Assault on the judiciary

4/8/2005

DEADLY attacks on a judge in Atlanta and the family of a Chicago jurist were bad enough. Now, threats against the judiciary are coming from, of all places, Capitol Hill.

Several members of Congress have, in the past two weeks, made disparaging comments that cast doubt on the place of judges in the American legal system, their independence, and even their physical safety.

Following the death of Terri Schiavo, in which the federal courts ignored Congress's request to reinsert the woman's feeding tube, Rep. Tom DeLay, the combative House majority leader, intoned ominously that "the time will come for the men responsible for this to answer for their behavior."

Later, back in his Texas district, Mr. DeLay promised to "look at an arrogant, out of control, unaccountable judiciary that have thumbed their nose at the Congress and the President."

Then Sen. John Cornyn, another Texas Republican who is a member of the Senate Judiciary Committee, suggested in a floor speech that incidents of courthouse violence might reflect public anger at "activist" judges who use their authority "to make raw political or ideological decisions."

Senator Cornyn declared that he didn't know whether those decisions directly provoked courthouse violence, but "I wonder whether there may be some connection between the perception in some quarters, on some occasions, where judges are making political decisions yet are unaccountable to the public, that it builds up and builds up and builds up to the point where some people engage in violence. Certainly without any justification, but a concern that I have."

That's a good question, but if Senator Cornyn is truly concerned about violence toward judges, he should curb his own overheated rhetoric and that of Mr. DeLay, one of Washington's most venomous politicians.

Mr. DeLay, a master of the counterattack, was using the Schiavo case to deflect attention away from his own serious ethics problems. And, as a former state supreme court justice, Senator Cornyn ought to know the peril of stirring up unjustified public anger against one of our democratic system's most durable safeguards - the rule of law.
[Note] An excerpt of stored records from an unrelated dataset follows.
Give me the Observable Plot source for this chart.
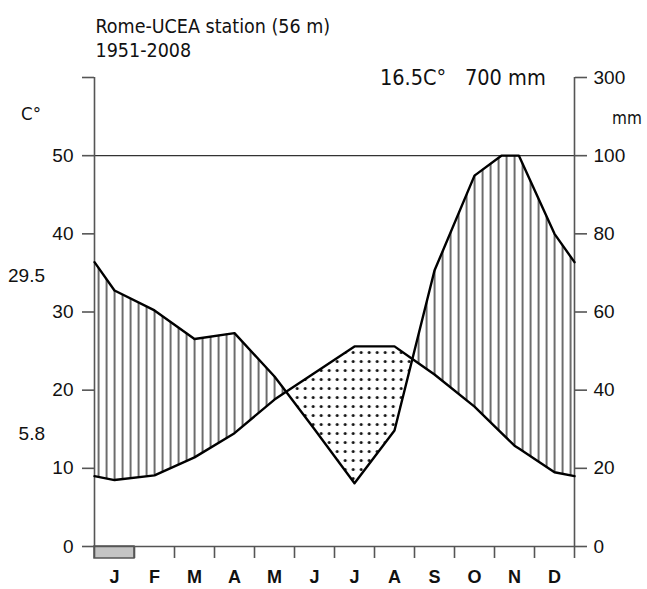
<!DOCTYPE html>
<html><head><meta charset="utf-8">
<script src="https://cdn.jsdelivr.net/npm/d3@7"></script>
<script src="https://cdn.jsdelivr.net/npm/@observablehq/plot@0.6"></script>
<style>
body{margin:0;background:#fff;}
#wrap{position:relative;width:647px;height:589px;overflow:hidden;background:#fff;}
#wrap svg{position:absolute;left:0;top:0;}
.lab{position:absolute;white-space:pre;font-family:"DejaVu Sans Condensed","DejaVu Sans",sans-serif;font-stretch:condensed;color:#111;line-height:1;}
.num{position:absolute;white-space:pre;font-family:"Liberation Sans",Arial,sans-serif;font-size:19px;color:#111;line-height:1;text-align:right;}
</style></head><body><div id="wrap"></div>
<script>
// ---- data ----
const months = ["J","F","M","A","M","J","J","A","S","O","N","D"];
const temperature = [8.5, 9.1, 11.4, 14.5, 18.8, 22.2, 25.6, 25.6, 22.0, 17.9, 12.9, 9.5];   // °C
const precipitation = [65.5, 60.4, 53.1, 54.6, 43.5, 30.0, 16.2, 29.7, 70.6, 94.9, 102.5, 80.0]; // mm
const frostMonths = [1,0,0,0,0,0,0,0,0,0,0,0];
const leftTicks = [0,10,20,30,40,50,60];
const leftTickLabels = ["0","10","20","30","40","50",""];
const rightTickLabels = ["0","20","40","60","80","100","300"];
const titleLines = ["Rome-UCEA station (56 m)", "1951-2008"];
const meanTemp = "16.5C°", totalPrec = "700 mm";
const maxWarm = "29.5", minCold = "5.8";

// ---- derived series (Walter-Lieth: ends = mean of Dec and Jan) ----
const edgeT = (temperature[11] + temperature[0]) / 2;
const edgeP = (precipitation[11] + precipitation[0]) / 2;
let pts = [{x:0, t:edgeT, p:edgeP}];
temperature.forEach((t,i) => pts.push({x:i+0.5, t, p:precipitation[i]}));
pts.push({x:12, t:edgeT, p:edgeP});

function insertCross(arr, f) {
  const out = [arr[0]];
  for (let i = 1; i < arr.length; i++) {
    const a = arr[i-1], b = arr[i], fa = f(a), fb = f(b);
    if ((fa > 0 && fb < 0) || (fa < 0 && fb > 0)) {
      const k = fa / (fa - fb), c = {};
      for (const key in a) c[key] = a[key] + k * (b[key] - a[key]);
      out.push(c);
    }
    out.push(b);
  }
  return out;
}
pts = insertCross(pts, d => d.p - 100);
pts.forEach(d => d.pc = d.p <= 100 ? d.p / 2 : 50 + (Math.min(d.p,100) - 100) / 20);
pts = insertCross(pts, d => d.pc - d.t);

const pxPerUnit = (546 - 77) / 60;
const tickLen = -12 / pxPerUnit;
const boundaries = d3.range(0, 13);
const frost = frostMonths.map((f,i) => ({i, f})).filter(d => d.f);

const plot = Plot.plot({
  width: 647, height: 589,
  marginLeft: 94, marginRight: 73, marginTop: 77, marginBottom: 43,
  style: {fontFamily: '"Liberation Sans", Arial, sans-serif', fontSize: "19px", color: "#111", background: "transparent"},
  x: {domain: [0, 12]},
  y: {domain: [0, 60]},
  marks: [
    Plot.areaY(pts, {x: "x", y1: "t", y2: d => Math.max(d.pc, d.t), fill: "url(#hatch)"}),
    Plot.areaY(pts, {x: "x", y1: d => Math.min(d.pc, d.t), y2: "t", fill: "url(#dots)"}),
    Plot.ruleY([50], {x1: 0, x2: 12, stroke: "#333", strokeWidth: 1.2}),
    Plot.rect(frost, {x1: d => d.i, x2: d => d.i + 1, y1: 0, y2: tickLen, fill: "#c4c4c4", stroke: "#555", strokeWidth: 1.5}),
    Plot.ruleX(boundaries, {y1: 0, y2: tickLen, stroke: "#555", strokeWidth: 1.6}),
    Plot.ruleX([0, 12], {y1: 0, y2: 60, stroke: "#555", strokeWidth: 1.6}),
    Plot.ruleY([0], {x1: 0, x2: 12, stroke: "#555", strokeWidth: 1.6}),
    Plot.axisY({anchor: "left", ticks: leftTicks, tickSize: 12, tickPadding: 9, stroke: "#555", strokeWidth: 1.6,
      tickFormat: d => leftTickLabels[leftTicks.indexOf(d)], label: null}),
    Plot.axisY({anchor: "right", ticks: leftTicks, tickSize: 12, tickPadding: 7, stroke: "#555", strokeWidth: 1.6,
      tickFormat: d => rightTickLabels[leftTicks.indexOf(d)], label: null}),
    Plot.axisX({anchor: "bottom", ticks: months.map((m,i) => i + 0.5), tickSize: 0, tickPadding: 24,
      tickFormat: d => months[Math.floor(d)], label: null, fontWeight: "bold", fontSize: 18}),
    Plot.line(pts, {x: "x", y: "t", stroke: "#000", strokeWidth: 2.4, strokeLinejoin: "round"}),
    Plot.line(pts, {x: "x", y: "pc", stroke: "#000", strokeWidth: 2.4, strokeLinejoin: "round"})
  ]
});

const svgSel = d3.select(plot);
const defs = svgSel.insert("defs", ":first-child");
const ph = defs.append("pattern").attr("id", "hatch").attr("patternUnits", "userSpaceOnUse")
  .attr("width", 8).attr("height", 8).attr("x", 1.6).attr("y", 0);
ph.append("rect").attr("x", 0).attr("y", 0).attr("width", 1.9).attr("height", 8).attr("fill", "#666");
const pd = defs.append("pattern").attr("id", "dots").attr("patternUnits", "userSpaceOnUse")
  .attr("width", 8).attr("height", 9).attr("x", 5.2).attr("y", 6);
pd.append("circle").attr("cx", 4).attr("cy", 4.5).attr("r", 1.5).attr("fill", "#111");

const wrap = document.getElementById("wrap");
wrap.appendChild(plot);

function addLabel(cls, text, left, top, size, extra) {
  const d = document.createElement("div");
  d.className = cls; d.textContent = text;
  d.style.left = left + "px"; d.style.top = top + "px";
  if (size) d.style.fontSize = size + "px";
  if (extra) Object.assign(d.style, extra);
  wrap.appendChild(d);
}
addLabel("lab", titleLines[0], 95.5, 16.5, 19.5);
addLabel("lab", titleLines[1], 95.5, 40.5, 19.5);
addLabel("lab", meanTemp, 380, 67, 21.5);
addLabel("lab", totalPrec, 465, 67, 21.5);
addLabel("lab", "C°", 21, 104.5, 18.5);
addLabel("lab", "mm", 612, 110, 17);
addLabel("num", maxWarm, 0, 266, 19, {width: "45px"});
addLabel("num", minCold, 0, 424, 19, {width: "45px"});
</script></body></html>
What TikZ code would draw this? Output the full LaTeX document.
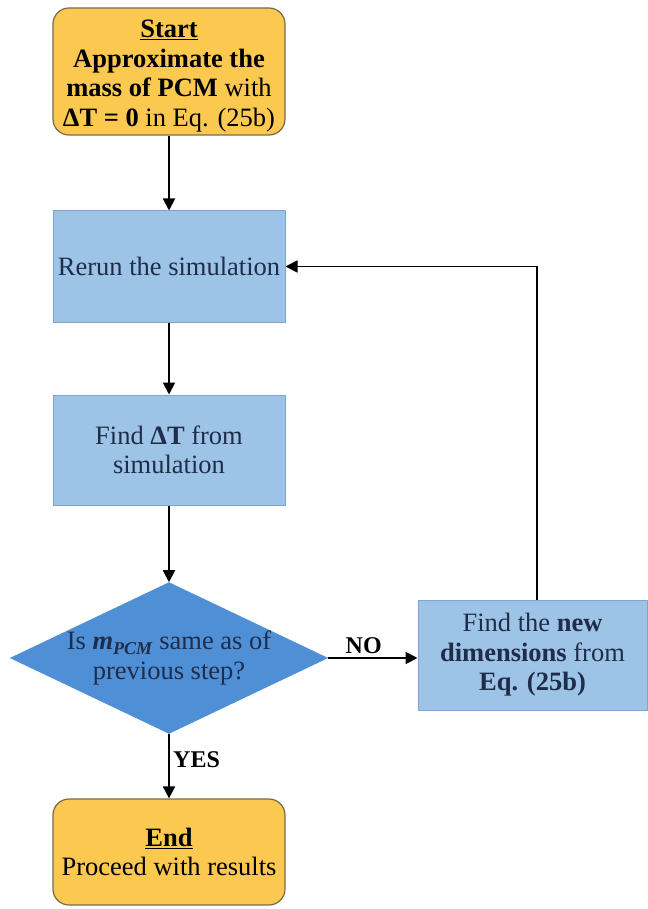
\documentclass[tikz,border=0pt]{standalone}
\usepackage{fontspec}
\setmainfont{Liberation Serif}
\usetikzlibrary{shapes.geometric,arrows.meta}
\definecolor{startfill}{HTML}{FBC850}
\definecolor{startdraw}{HTML}{7A6A4A}
\definecolor{boxfill}{HTML}{9DC3E6}
\definecolor{boxdraw}{HTML}{7EA6D2}
\definecolor{diafill}{HTML}{4F8FD6}
\definecolor{txt}{HTML}{1F2D4A}
\tikzset{
  x=1pt,y=-1pt,
  term/.style={draw=startdraw,line width=1.2pt,fill=startfill,rounded corners=16pt,minimum width=232pt,align=center,text=black,inner sep=2pt},
  proc/.style={draw=boxdraw,line width=1pt,fill=boxfill,minimum width=232pt,minimum height=111pt,align=center,text=txt,inner sep=2pt},
  dec/.style={diamond,draw=diafill,fill=diafill,aspect=2.1,inner sep=0pt,minimum width=313pt,minimum height=149pt,align=center,text=txt},
  conn/.style={line width=1.8pt,-{Triangle[length=12pt,width=12pt]}},
  lbl/.style={font=\fontsize{24}{28}\selectfont\bfseries,text=black}
}
\begin{document}
\begin{tikzpicture}[font=\fontsize{26.5}{29.5}\selectfont]
\fill[white] (0,0) rectangle (647,909);
\useasboundingbox (0,0) rectangle (647,909);
\node[term,minimum height=127pt] (start) at (169,71.5) {};
\node[align=center,inner sep=0pt] (starttext) at (169,76) {\textbf{\underline{Start}}\\\textbf{Approximate the}\\\textbf{mass of PCM} with\\\textbf{ΔT = 0} in Eq. (25b)};
\node[proc] (rerun) at (169,266.5) {Rerun the simulation};
\node[proc,minimum height=110pt] (find) at (169,450) {Find \textbf{ΔT} from\\simulation};
\node[dec] (dec) at (169,658) {Is \textbf{\textit{m}}\raisebox{-5pt}{\fontsize{18}{18}\selectfont\textbf{\textit{PCM}}} same as of\\previous step?};
\node[proc,minimum width=229pt,minimum height=110pt] (new) at (532.5,655) {Find the \textbf{new}\\\textbf{dimensions} from\\\textbf{Eq. (25b)}};
\node[term,minimum height=106pt] (end) at (169,852) {\textbf{\underline{End}}\\Proceed with results};
\coordinate (up) at (537,600);
\draw[conn] (start) -- (rerun);
\draw[conn] (rerun) -- (find);
\draw[conn] (find) -- (dec);
\draw[conn] (dec.east) -- node[lbl,above,pos=0.4] {NO} (dec.east -| new.west);
\draw[conn] (up) |- (rerun.east);
\draw[conn] (dec.south) -- node[lbl,right,pos=0.4] {YES} (end.north);
\end{tikzpicture}
\end{document}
Besides, the county judge in Atlanta was murdered by the defendant in a rape trial, and the man who gunned down the husband and mother of the federal judge in Chicago was angry over a ruling against him in a medical malpractice case. Neither incident could fairly be called political or activist in nature.

If judges become routine targets for every sort of political malcontent, we'll know where they found their encouragement, and their accomplices: in the halls of Congress.